Work to be completed: Reproduce the listing below character for character; drop every image.

Data extract:

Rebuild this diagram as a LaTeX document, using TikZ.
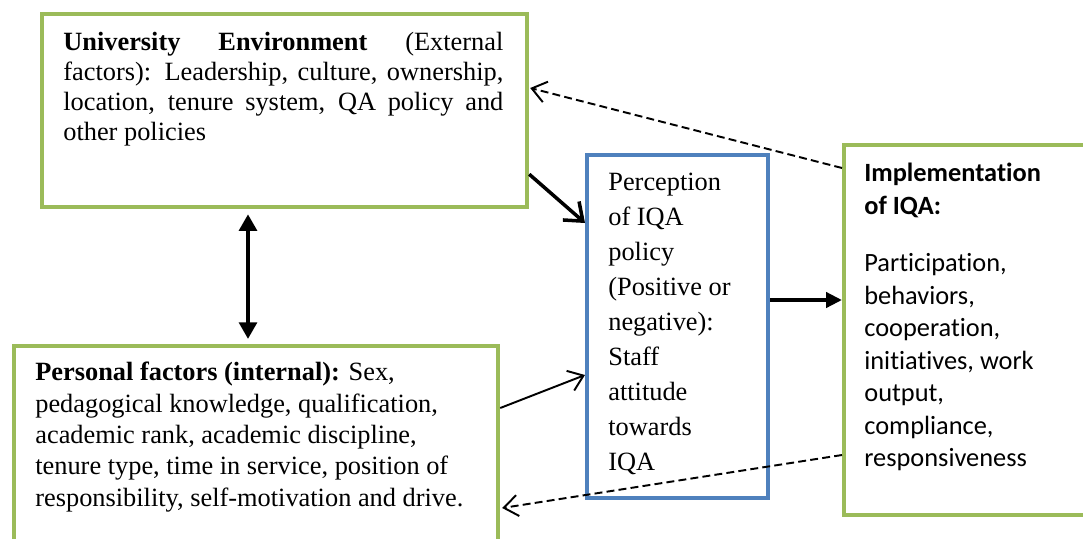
\documentclass[tikz,border=0pt]{standalone}
\usepackage{fontspec}
\setmainfont{Liberation Serif}
\newfontfamily\calibrifont[Ligatures={NoCommon,NoContextual}]{Carlito}
\usetikzlibrary{arrows.meta, positioning, calc}
\definecolor{framegreen}{HTML}{9BBB59}
\definecolor{frameblue}{HTML}{4F81BD}

\begin{document}
\begin{tikzpicture}[
    frame/.style={draw=framegreen, line width=2.4pt, anchor=north west, inner sep=0pt},
    body/.style={inner sep=0pt, font=\fontsize{15}{17}\selectfont, align=left},
    thinarr/.style={-{Straight Barb[length=8pt, width=12pt]}, line width=1.1pt},
    dasharr/.style={thinarr, dash pattern=on 4.5pt off 2.4pt},
    bendarr/.style={-{Straight Barb[length=9pt, width=14pt]}, line width=2pt},
    fillarr/.style={-{Triangle[length=9pt, width=8.5pt]}, line width=2.2pt},
    duoarr/.style={{Triangle[length=9.5pt, width=10pt]}-{Triangle[length=9.5pt, width=10pt]}, line width=2.4pt},
  ]

  \useasboundingbox (0,0) rectangle (21.66,-10.76);
  \clip (0,0) rectangle (21.66,-10.76);

  % Frames
  \node[frame, minimum width=9.7cm, minimum height=3.86cm] (uni) at (0.8,-0.24) {};
  \node[frame, minimum width=9.68cm, minimum height=4cm] (pers) at (0.24,-6.88) {};
  \node[frame, draw=frameblue, minimum width=3.62cm, minimum height=6.86cm] (perc) at (11.7,-3.06) {};
  \node[frame, minimum width=6cm, minimum height=7.4cm] (impl) at (16.84,-2.86) {};

  % Texts
  \node[body, align=justify, text width=8.8cm, anchor=north west, below right=0.4cm and 0.46cm of uni.north west] (unitxt)
    {\textbf{University Environment} (External\linebreak factors): Leadership, culture, ownership,\linebreak location, tenure system, QA policy and\linebreak other policies};

  \node[body, font=\fontsize{15}{17.8}\selectfont, anchor=north west, below right=0.36cm and 0.46cm of pers.north west] (perstxt)
    {\textbf{Personal factors (internal):} Sex,\\pedagogical knowledge, qualification,\\academic rank, academic discipline,\\tenure type, time in service, position of\\responsibility, self-motivation and drive.};

  \node[body, font=\fontsize{15}{19.9}\selectfont, anchor=north west, below right=0.4cm and 0.46cm of perc.north west] (perctxt)
    {Perception\\of IQA\\policy\\(Positive or\\negative):\\Staff\\attitude\\towards\\IQA};

  \node[body, font=\calibrifont\fontsize{15}{18.5}\selectfont, anchor=north west, below right=0.4cm and 0.44cm of impl.north west] (impltxt)
    {\textbf{Implementation}\\\textbf{of IQA:}\\[0.5cm]Participation,\\behaviors,\\cooperation,\\initiatives, work\\output,\\compliance,\\responsiveness};

  % Arrows
  \coordinate (ua) at ($(uni.south west)+(4.16,0)$);
  \draw[duoarr, shorten <=0.1cm, shorten >=0.1cm] (ua) -- (ua |- pers.north);
  \draw[bendarr] ($(uni.south east)+(0,0.7)$) -- ($(perc.north west)+(0,-1.4)$);
  \draw[thinarr] ($(pers.north east)+(0,-1.28)$) -- ($(perc.north west)+(0,-4.44)$);
  \coordinate (pe) at ($(perc.north east)+(0,-2.94)$);
  \draw[fillarr] (pe) -- (pe -| impl.west);
  \draw[dasharr] ($(impl.north west)+(0,-0.5)$) -- ($(uni.north east)+(0.02,-1.52)$);
  \draw[dasharr] ($(impl.north west)+(0,-6.24)$) -- ($(pers.north east)+(0.04,-3.28)$);

\end{tikzpicture}
\end{document}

Exercise result:
Rebuild this diagram as a LaTeX document, using TikZ.
\documentclass[tikz,border=0pt]{standalone}
\usepackage{fontspec}
\setmainfont{Liberation Serif}
\newfontfamily\calibrifont[Ligatures={NoCommon,NoContextual}]{Carlito}
\usetikzlibrary{arrows.meta, positioning, calc}
\definecolor{framegreen}{HTML}{9BBB59}
\definecolor{frameblue}{HTML}{4F81BD}

\begin{document}
\begin{tikzpicture}[
    frame/.style={draw=framegreen, line width=2.4pt, anchor=north west, inner sep=0pt},
    body/.style={inner sep=0pt, font=\fontsize{15}{17}\selectfont, align=left},
    thinarr/.style={-{Straight Barb[length=8pt, width=12pt]}, line width=1.1pt},
    dasharr/.style={thinarr, dash pattern=on 4.5pt off 2.4pt},
    bendarr/.style={-{Straight Barb[length=9pt, width=14pt]}, line width=2pt},
    fillarr/.style={-{Triangle[length=9pt, width=8.5pt]}, line width=2.2pt},
    duoarr/.style={{Triangle[length=9.5pt, width=10pt]}-{Triangle[length=9.5pt, width=10pt]}, line width=2.4pt},
  ]

  \useasboundingbox (0,0) rectangle (21.66,-10.76);
  \clip (0,0) rectangle (21.66,-10.76);

  % Frames
  \node[frame, minimum width=9.7cm, minimum height=3.86cm] (uni) at (0.8,-0.24) {};
  \node[frame, minimum width=9.68cm, minimum height=4cm] (pers) at (0.24,-6.88) {};
  \node[frame, draw=frameblue, minimum width=3.62cm, minimum height=6.86cm] (perc) at (11.7,-3.06) {};
  \node[frame, minimum width=6cm, minimum height=7.4cm] (impl) at (16.84,-2.86) {};

  % Texts
  \node[body, align=justify, text width=8.8cm, anchor=north west, below right=0.4cm and 0.46cm of uni.north west] (unitxt)
    {\textbf{University Environment} (External\linebreak factors): Leadership, culture, ownership,\linebreak location, tenure system, QA policy and\linebreak other policies};

  \node[body, font=\fontsize{15}{17.8}\selectfont, anchor=north west, below right=0.36cm and 0.46cm of pers.north west] (perstxt)
    {\textbf{Personal factors (internal):} Sex,\\pedagogical knowledge, qualification,\\academic rank, academic discipline,\\tenure type, time in service, position of\\responsibility, self-motivation and drive.};

  \node[body, font=\fontsize{15}{19.9}\selectfont, anchor=north west, below right=0.4cm and 0.46cm of perc.north west] (perctxt)
    {Perception\\of IQA\\policy\\(Positive or\\negative):\\Staff\\attitude\\towards\\IQA};

  \node[body, font=\calibrifont\fontsize{15}{18.5}\selectfont, anchor=north west, below right=0.4cm and 0.44cm of impl.north west] (impltxt)
    {\textbf{Implementation}\\\textbf{of IQA:}\\[0.5cm]Participation,\\behaviors,\\cooperation,\\initiatives, work\\output,\\compliance,\\responsiveness};

  % Arrows
  \coordinate (ua) at ($(uni.south west)+(4.16,0)$);
  \draw[duoarr, shorten <=0.1cm, shorten >=0.1cm] (ua) -- (ua |- pers.north);
  \draw[bendarr] ($(uni.south east)+(0,0.7)$) -- ($(perc.north west)+(0,-1.4)$);
  \draw[thinarr] ($(pers.north east)+(0,-1.28)$) -- ($(perc.north west)+(0,-4.44)$);
  \coordinate (pe) at ($(perc.north east)+(0,-2.94)$);
  \draw[fillarr] (pe) -- (pe -| impl.west);
  \draw[dasharr] ($(impl.north west)+(0,-0.5)$) -- ($(uni.north east)+(0.02,-1.52)$);
  \draw[dasharr] ($(impl.north west)+(0,-6.24)$) -- ($(pers.north east)+(0.04,-3.28)$);

\end{tikzpicture}
\end{document}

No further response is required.